September, 2007, West Coast Performer Magazine
By Michael Fortes
Born in San Francisco and raised in Los Angeles, Amateurs’ sound is not traceable to either city. There’s a decidedly rural element to the recordings on the band’s first full-length release, Speak Easy, as evidenced by the copious use of violin and viola to create a sound reminiscent of old time country and western music. Yet, with support of rock guitar and percussion, the album covers more ground than the traditional country of Hank Williams, Sr.
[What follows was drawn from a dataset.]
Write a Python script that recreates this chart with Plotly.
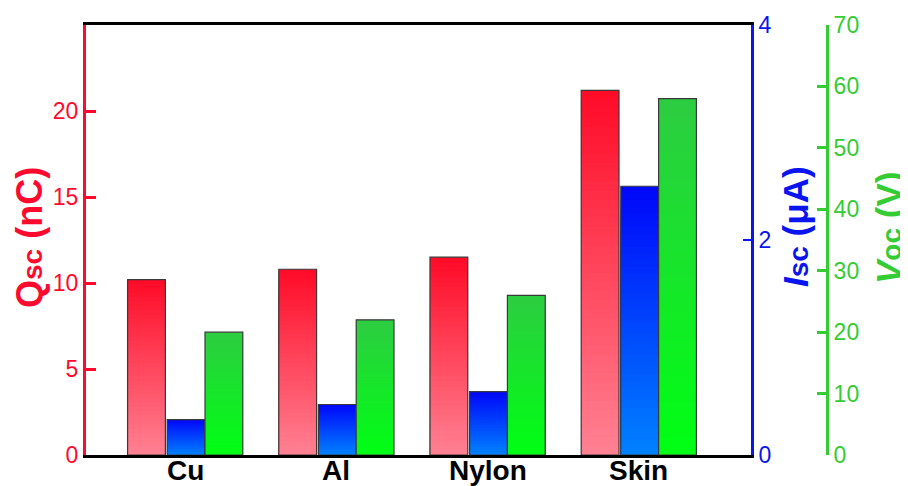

Before the acoustic guitars and high lonesome sound really kick in, however, the band gets what sounds like their single out of the way. “Omaha Nights” comes off like a rootsy version of The Shins, with a melody that one can retain much more easily than picking out the lyrics. After this deceptive little pop opening, the album starts veering off in different directions. A wash of vocal harmonies introduces the next song, “Atlantis,” and suddenly everything has changed. This is where the sonic identity of Speak Easy really begins. The sparse percussion takes the listener straight into nighttime, with violin adding to the dark mood. It’s the lead vocals that say the most though, and not even through actual words. Notes are bent and stretched, rooting the music in the blues.
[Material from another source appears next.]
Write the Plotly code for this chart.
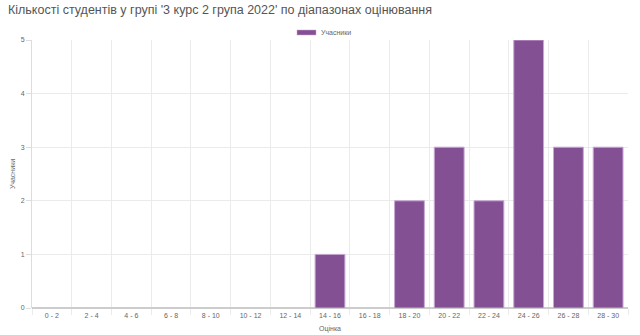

“Six Days” and “Maple” add more sonic diversity with their odd meters, but the real depth and breadth of Amateurs’ sound shows up in their instrumentals. “Cigarettes” is especially engaging as bass drum, acoustic guitar, violin and viola intertwine to produce a calming effect. It could be mistaken for a loose jam if not for the careful manner in which the strings are played together. Two more instrumentals, the murky “Submariners” and an unlisted selection entitled “Hoedown,” round out the album. It’s a winning mix of styles, making Speak Easy a compelling listen from beginning to end.